O saudoso senador Severo Gomes costumava dizer que acusações não deveriam ser repetidas. A repetição enfraquece o conjunto, argumentava. É verdade. O ex-procurador-geral da República, Rodrigo Janot, não caprichou na primeira denúncia oferecida contra o Presidente da República. Faltaram fatos, provas e evidências. Sobraram adjetivos. A denúncia foi rejeitada.
Denunciar o Presidente da República, durante o exercício do mandato, é algo muito sério. Se a controvérsia alcançar este nível de desacordo, a oportunidade deve ser muito bem aproveitada. Soco no queixo. Direto para desmontar o adversário no primeiro minuto de confronto.
Não foi o que aconteceu. O Presidente da República e seus assessores manobraram bem na Câmara. Conversaram, agradaram e presentearam. Conseguiram o que pretendiam. A denúncia foi rejeitada. A segunda denúncia incorre no mesmo erro básico. Repete. Não apresenta provas, evidências ou algo capaz de fundamentar ataque feroz e rápido ao adversário.
Ao contrário, enfraquece o conjunto acusatório e coloca o Ministério Público em posição delicada. Os erros são sucessivos e os equívocos têm interferido diretamente na estabilidade do país. A função da Procuradoria Geral da República é proteger a Constituição e as leis. Não colocar a sociedade em estado de apreensão.
O processo da Lava-Jato avançou muito desde que foi iniciado nos tempos do mensalão. O hábito de pagar um salário extra a deputados para aprovar medidas defendidas pelo governo não era solitário, como se verificou depois. O mensalão foi o começo da aventura da corrupção em grande escala no Brasil.
O hábito percorreu os poderes em diversos níveis e profundidades. Colocou cada um dos protagonistas nos três poderes em situação incômoda. Os parlamentares já se acostumaram com a ansiedade. Mais de vinte dos 44 senadores que votaram a favor de Aécio Neves respondem a processo no Supremo Tribunal Federal. Eles livraram o mineiro pensando no próprio pescoço. A Câmara respondeu. A CCJ encaminhou a segunda denúncia para o arquivo.
O Ministério Público, que se transformou em acusador raivoso e intolerante, também sofreu perdas substanciais. A atuação de um procurador, nos dois lados do balcão, desmoraliza a instituição. A realidade de outro procurador preso durante mais de dois meses sem prestar depoimento também arma céu cinzento e pesado sobre a instituição. Não há ingênuos nesta história.

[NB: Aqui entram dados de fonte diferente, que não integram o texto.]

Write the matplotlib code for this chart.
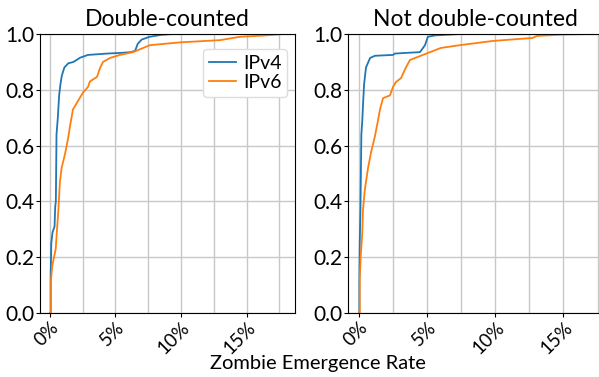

O presidente Temer foi obrigado a se desfazer de toda sua assessoria direta. Ele paga o preço da feroz oposição do PT – que não perdoa o antigo aliado – e o fato de ter sido vice de Dilma Rousseff. Ninguém votou em Michel Temer. Ninguém o defende, portanto.
As acusações rodam na metralhadora giratória. Vítimas sofrem com balas perdidas em todo o espectro do teatro político. Os jornais televisivos, por exemplo, acolheram um efeito colateral. Passaram a reproduzir vazamentos longuíssimos, transcrições de gravações clandestinas, que precisam ser lidas.
É monótono, desagradável e contraria as leis fundamentais do jornalismo audiovisual, que é constituído de imagem. Mas, ao contrário, as televisões concedem horas e horas a ministros do Supremo Tribunal Federal. É um linguajar difícil, mesmo para advogados. O principal efeito é transformar suas excelências em atores televisivos. Então, os votos que eram proferidos em cinco minutos agora duram horas.
Os vazamentos seletivos passaram a manipular a imprensa. Deixou de haver jornalismo investigativo. O vídeo da delação de Lúcio Funaro estava no site da Câmara desde o final de setembro. Alguém avisou a representante de jornal paulista que havia algo interessante e aberto a ser pesquisado na internet. Houve, portanto, mão invisível para conduzir o jornalista ao tesouro.
A manipulação é geral. Difícil saber em quem acreditar. Hoje, o Supremo Tribunal Federal passou a ser objeto de cobertura por setoristas não especializados. Passou a ser fonte de matéria política.
O Brasil está passando por tremenda dificuldade. Será difícil ultrapassar este momento e retornar ao cotidiano da vida nacional, sem escândalos e acusações incisivas e demolidoras. Até agora, com exceção do trabalho silente, organizado e determinado de Curitiba, o Judiciário tem promovido em Brasília muita espuma e pouco chope.
O Ministério Público não fica atrás. Coloca a República em suspense, mas não entrega o que promete. O desgaste é geral. Todos perdem. E o presidente Temer continua em seu espaçoso gabinete no Palácio do Planalto.